(TASK DIRECTIONS): In the listing below, locate the line with "Reproduce this chart with matplotlib." and the line with "plt.rcParams['font.family'] = ['Noto", then output both and everything between them exactly, minus any pictures.

(DATASET CONTENT):

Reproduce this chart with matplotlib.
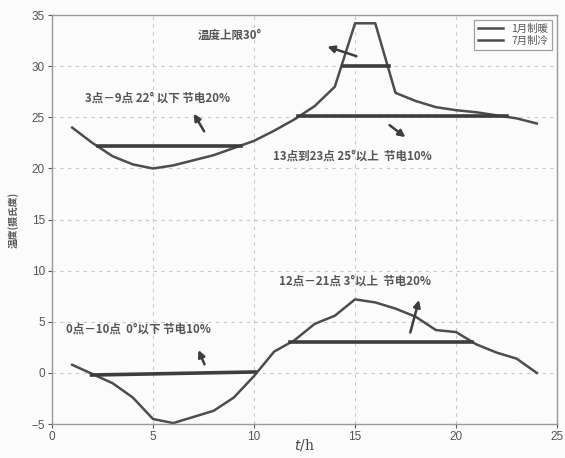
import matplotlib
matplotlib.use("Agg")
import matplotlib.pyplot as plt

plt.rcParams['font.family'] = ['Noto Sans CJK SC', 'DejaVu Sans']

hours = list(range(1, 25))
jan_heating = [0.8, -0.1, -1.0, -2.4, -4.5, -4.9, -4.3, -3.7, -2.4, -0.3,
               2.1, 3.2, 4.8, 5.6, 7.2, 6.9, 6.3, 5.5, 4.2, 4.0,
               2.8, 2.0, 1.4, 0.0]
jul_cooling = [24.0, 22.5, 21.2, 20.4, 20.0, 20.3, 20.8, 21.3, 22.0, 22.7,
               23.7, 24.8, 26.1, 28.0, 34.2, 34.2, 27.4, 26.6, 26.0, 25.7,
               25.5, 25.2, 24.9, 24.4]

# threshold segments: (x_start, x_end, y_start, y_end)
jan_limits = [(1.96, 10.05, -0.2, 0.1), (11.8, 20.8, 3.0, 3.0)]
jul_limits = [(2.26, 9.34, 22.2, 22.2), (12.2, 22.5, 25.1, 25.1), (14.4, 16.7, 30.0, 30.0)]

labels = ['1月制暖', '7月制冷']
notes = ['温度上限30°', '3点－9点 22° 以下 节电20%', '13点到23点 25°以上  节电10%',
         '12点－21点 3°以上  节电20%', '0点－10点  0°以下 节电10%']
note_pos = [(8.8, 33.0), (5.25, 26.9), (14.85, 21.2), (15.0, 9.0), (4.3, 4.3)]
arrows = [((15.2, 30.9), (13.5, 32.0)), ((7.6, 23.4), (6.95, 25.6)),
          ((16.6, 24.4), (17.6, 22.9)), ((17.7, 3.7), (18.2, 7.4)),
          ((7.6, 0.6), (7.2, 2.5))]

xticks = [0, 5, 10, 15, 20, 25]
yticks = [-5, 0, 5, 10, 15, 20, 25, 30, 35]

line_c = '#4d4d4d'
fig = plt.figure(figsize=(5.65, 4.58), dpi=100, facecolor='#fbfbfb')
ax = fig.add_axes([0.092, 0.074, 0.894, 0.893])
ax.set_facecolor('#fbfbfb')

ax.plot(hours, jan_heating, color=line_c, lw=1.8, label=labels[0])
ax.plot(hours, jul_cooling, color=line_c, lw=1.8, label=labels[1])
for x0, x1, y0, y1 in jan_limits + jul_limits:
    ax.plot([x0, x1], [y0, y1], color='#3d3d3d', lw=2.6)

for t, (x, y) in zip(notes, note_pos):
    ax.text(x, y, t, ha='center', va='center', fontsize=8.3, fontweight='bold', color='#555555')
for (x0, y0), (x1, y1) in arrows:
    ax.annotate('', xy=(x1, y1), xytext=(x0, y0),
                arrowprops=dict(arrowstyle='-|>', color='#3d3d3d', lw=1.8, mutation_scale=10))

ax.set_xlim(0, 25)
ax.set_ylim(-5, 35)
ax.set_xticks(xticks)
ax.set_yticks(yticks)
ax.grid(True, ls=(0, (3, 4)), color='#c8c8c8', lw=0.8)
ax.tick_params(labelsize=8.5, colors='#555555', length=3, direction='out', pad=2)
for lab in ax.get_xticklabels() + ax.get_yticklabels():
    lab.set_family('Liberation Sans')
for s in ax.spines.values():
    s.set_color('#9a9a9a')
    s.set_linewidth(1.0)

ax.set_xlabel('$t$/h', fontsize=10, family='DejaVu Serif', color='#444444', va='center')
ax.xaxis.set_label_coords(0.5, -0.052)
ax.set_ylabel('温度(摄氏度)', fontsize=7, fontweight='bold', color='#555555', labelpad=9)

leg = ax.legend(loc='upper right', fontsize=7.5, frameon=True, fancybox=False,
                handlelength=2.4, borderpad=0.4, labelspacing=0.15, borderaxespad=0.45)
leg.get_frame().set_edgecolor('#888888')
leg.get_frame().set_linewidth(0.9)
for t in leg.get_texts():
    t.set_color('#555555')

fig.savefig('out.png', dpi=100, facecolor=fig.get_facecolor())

* * *

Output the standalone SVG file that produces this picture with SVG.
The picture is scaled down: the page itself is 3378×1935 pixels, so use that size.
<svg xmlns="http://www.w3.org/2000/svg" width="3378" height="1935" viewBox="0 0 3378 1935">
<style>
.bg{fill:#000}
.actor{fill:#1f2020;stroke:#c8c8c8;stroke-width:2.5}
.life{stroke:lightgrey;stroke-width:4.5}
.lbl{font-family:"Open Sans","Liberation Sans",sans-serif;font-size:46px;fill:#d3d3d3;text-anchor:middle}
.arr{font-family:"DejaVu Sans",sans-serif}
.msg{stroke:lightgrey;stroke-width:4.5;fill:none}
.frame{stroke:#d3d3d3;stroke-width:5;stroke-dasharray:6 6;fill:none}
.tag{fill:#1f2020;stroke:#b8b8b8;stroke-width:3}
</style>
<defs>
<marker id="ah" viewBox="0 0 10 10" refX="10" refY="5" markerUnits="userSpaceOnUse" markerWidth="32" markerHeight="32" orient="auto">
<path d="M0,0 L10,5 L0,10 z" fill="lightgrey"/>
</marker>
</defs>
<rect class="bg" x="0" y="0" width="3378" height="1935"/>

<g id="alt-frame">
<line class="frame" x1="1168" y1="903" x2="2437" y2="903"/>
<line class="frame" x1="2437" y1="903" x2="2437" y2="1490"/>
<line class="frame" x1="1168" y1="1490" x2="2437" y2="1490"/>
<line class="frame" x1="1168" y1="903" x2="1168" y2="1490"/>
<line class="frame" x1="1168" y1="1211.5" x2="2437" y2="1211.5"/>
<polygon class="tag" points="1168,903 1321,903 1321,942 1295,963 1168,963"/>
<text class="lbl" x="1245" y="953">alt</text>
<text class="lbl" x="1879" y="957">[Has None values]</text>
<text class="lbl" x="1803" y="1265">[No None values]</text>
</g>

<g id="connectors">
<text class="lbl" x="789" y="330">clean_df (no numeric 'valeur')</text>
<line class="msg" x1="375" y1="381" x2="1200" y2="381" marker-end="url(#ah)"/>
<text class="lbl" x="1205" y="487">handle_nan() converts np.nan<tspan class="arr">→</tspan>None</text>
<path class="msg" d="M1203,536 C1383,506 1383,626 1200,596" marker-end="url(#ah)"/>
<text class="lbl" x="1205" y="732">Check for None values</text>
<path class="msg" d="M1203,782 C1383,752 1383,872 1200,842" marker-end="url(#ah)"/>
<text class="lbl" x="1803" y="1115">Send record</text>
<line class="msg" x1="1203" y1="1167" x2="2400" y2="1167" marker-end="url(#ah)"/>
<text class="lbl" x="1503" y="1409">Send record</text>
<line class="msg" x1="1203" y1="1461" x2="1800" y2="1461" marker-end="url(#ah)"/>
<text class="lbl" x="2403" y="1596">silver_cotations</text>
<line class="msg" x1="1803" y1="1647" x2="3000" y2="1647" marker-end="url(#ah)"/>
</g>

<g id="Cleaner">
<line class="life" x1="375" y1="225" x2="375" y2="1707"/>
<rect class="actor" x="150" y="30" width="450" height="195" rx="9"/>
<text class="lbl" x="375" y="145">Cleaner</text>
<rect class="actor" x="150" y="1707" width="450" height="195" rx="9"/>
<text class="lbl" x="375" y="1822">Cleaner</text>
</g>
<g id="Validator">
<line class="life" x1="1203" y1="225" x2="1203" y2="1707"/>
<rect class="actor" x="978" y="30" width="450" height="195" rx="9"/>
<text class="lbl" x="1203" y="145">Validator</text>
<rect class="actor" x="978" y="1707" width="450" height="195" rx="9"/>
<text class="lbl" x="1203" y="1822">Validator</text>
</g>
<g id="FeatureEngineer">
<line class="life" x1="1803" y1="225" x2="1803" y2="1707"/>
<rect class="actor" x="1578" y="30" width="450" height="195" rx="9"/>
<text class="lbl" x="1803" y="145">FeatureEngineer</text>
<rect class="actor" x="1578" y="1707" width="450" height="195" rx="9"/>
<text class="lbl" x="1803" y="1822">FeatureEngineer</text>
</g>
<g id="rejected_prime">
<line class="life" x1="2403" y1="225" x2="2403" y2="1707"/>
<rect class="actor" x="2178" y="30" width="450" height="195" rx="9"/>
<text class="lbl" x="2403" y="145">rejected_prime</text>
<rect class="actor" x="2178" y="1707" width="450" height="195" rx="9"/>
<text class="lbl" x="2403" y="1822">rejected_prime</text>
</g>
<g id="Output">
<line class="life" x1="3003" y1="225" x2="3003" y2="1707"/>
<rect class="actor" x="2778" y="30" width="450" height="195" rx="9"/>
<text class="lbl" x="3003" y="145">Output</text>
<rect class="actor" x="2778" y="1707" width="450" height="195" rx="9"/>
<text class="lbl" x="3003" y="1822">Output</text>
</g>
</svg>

==

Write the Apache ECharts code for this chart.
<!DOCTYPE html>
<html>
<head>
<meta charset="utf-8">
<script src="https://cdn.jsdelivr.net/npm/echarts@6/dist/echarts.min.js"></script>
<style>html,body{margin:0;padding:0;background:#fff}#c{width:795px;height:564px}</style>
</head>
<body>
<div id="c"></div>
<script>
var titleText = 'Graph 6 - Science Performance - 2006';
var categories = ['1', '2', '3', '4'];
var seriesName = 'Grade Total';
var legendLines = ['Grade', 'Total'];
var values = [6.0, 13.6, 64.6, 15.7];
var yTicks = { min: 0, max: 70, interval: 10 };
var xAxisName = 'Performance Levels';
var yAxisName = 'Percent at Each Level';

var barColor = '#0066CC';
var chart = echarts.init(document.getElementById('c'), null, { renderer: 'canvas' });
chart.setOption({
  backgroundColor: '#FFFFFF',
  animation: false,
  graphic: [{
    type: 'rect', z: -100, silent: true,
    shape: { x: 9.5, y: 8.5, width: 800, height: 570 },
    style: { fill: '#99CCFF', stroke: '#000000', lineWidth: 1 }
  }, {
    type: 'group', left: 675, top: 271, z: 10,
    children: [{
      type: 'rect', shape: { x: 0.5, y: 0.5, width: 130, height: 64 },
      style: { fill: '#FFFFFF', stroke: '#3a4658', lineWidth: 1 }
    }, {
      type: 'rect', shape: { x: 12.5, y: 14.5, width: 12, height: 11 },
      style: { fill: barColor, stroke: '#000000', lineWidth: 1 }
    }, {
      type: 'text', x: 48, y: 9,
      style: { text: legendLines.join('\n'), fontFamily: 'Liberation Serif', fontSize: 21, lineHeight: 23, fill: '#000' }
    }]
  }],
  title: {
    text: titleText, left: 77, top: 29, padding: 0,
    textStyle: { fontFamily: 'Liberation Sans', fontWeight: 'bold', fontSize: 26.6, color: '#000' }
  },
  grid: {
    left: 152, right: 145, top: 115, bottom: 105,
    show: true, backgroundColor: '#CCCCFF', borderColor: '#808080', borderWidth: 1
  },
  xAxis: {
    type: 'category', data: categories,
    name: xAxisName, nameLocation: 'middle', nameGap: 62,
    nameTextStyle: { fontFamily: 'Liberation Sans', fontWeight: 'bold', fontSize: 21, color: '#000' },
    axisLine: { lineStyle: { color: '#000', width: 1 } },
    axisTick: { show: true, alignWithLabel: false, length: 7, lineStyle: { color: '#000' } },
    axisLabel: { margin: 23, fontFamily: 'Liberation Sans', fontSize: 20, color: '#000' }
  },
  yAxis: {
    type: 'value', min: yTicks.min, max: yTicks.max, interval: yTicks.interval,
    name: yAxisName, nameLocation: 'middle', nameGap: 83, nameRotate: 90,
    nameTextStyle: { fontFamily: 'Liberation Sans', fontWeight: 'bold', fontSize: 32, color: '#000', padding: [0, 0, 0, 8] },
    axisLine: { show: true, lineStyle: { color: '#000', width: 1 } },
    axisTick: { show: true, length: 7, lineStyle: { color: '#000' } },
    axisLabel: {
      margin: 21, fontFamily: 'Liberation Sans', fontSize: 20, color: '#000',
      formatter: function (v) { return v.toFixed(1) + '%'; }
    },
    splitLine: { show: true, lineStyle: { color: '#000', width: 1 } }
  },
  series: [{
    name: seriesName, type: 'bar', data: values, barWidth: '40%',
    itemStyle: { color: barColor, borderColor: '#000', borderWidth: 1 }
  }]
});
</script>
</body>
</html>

(SOLUTION BELOW):
Reproduce this chart with matplotlib.
import matplotlib
matplotlib.use("Agg")
import matplotlib.pyplot as plt

plt.rcParams['font.family'] = ['Noto Sans CJK SC', 'DejaVu Sans']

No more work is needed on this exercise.